Uma instituição ocidental de 1800 anos está derretendo diante
dos nossos olhos. É doloroso e feio. Por outro lado, é também um momento de
avanço e para apertar o botão de reiniciar no cristianismo, retornando à
mensagem realmente poderosa de Jesus e seus seguidores através dos séculos: os
místicos e os profetas.
Susan
Sontag define “fascismo” como violência institucionalizada. Os católicos têm
passado por violência institucionalizada há 42 anos. Pergunte a qualquer um
desses teólogos que foram afastados de seu trabalho. Alguns morreram de ataque
cardíaco.
Outros,
na pobreza das ruas, porque não conseguiram arrumar emprego. Mas, é claro, fale
com os jovens que foram abusados por padres e acobertados por Ratzinger, que
“protegeu” a instituição às custas de cada uma dessas crianças.

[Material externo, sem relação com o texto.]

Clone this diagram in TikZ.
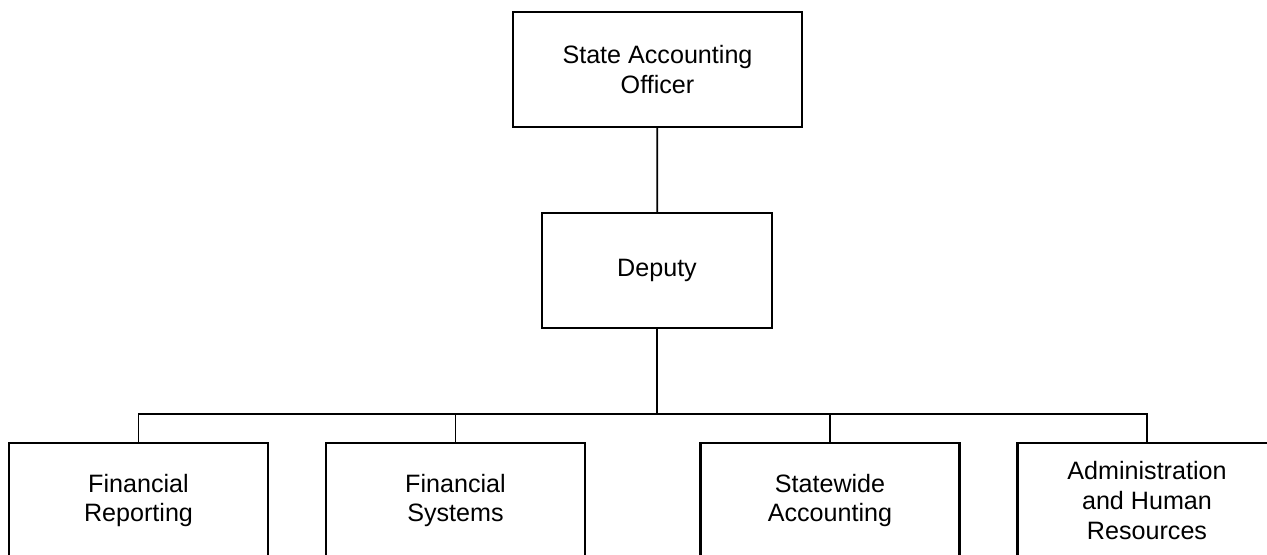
\documentclass[tikz,border=0pt]{standalone}
\usepackage{fontspec}
\setmainfont{Liberation Sans}
\tikzset{
  unit/.style={draw, line width=1.3pt, minimum height=2.3cm, align=center,
    font=\fontsize{14.3}{17}\selectfont},
  link/.style={line width=1pt}
}
\begin{document}
\begin{tikzpicture}
      \useasboundingbox (0,0) rectangle (25.34,-11.08);
      \draw
        (13.15,-1.39) node[unit, minimum width=5.78cm] (sao){State Accounting\\Officer}
        (13.14,-5.41) node[unit, minimum width=4.6cm] (dep){Deputy}
        (2.77,-10.01) node[unit, minimum width=5.18cm] (fr){Financial\\Reporting}
        (9.11,-10.01) node[unit, minimum width=5.18cm] (fs){Financial\\Systems}
        (16.6,-10.01) node[unit, minimum width=5.18cm] (sa){Statewide\\Accounting}
        (22.94,-10.01) node[unit, minimum width=5.18cm] (ahr){Administration\\and Human\\Resources};
      \coordinate (bus) at (13.14,-8.28);
      \begin{scope}[link]
        \draw (sao) to (dep);
        \draw (dep) to (bus);
        \draw (bus) -| (fr);
        \draw (bus) -| (fs);
        \draw (bus) -| (sa);
        \draw (bus) -| (ahr);
      \end{scope}
    \end{tikzpicture}
\end{document}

Juan González: Vamos às especulações sobre quem vai ser o
sucessor do Papa Bento XVI, Fala-se muito sobre a possível escolha, pela
primeira vez, de um papa do hemisfério sul. Você ve alguma possibilidade de
mudança real e substantiva na política da Igreja, seja quem for seu sucessor?
É triste dizer isso, mas eu não acredito, porque todos os que
vão votar foram nomeados com aprovação do Ratzinger. Pensam como ele. O
emburrecimento da igreja veio com toda essa crise pedófila. Quando você não tem
líderes inteligentes e com consciência por 42 anos, mas apenas gente que diz
sim, não é possível responder de modo inteligente à crise que emerge quando se
acha um pedófilo em seu meio.
Há um
arcebispo norte-americano — não vou nomeá-lo – que, vinte anos atrás, chorou na
presença de um amigo meu e lhe disse: “Não há um único bispo nomeado nos
últimos vinte anos que eu consiga respeitar”. Bem, agora nós podemos dizer 42
anos.
Por isso, francamente, poucos nomes me vêm à cabeça. Existe este
na África, que por azar é um completo homofóbico, e está endossando todas as
leis recentes de violência homofóbica na África. É o chefe da Comissão de
Justiça e Paz no Vaticano.
Seria
de esperara que não chegasse tão longe. Existe o cardeal austríaco, que é
dominicano e mostrou um pouquinho de independência uma ou duas vezes. Há esse
O’Malley, de Boston, que é franciscano, e portanto não quer ser Papa.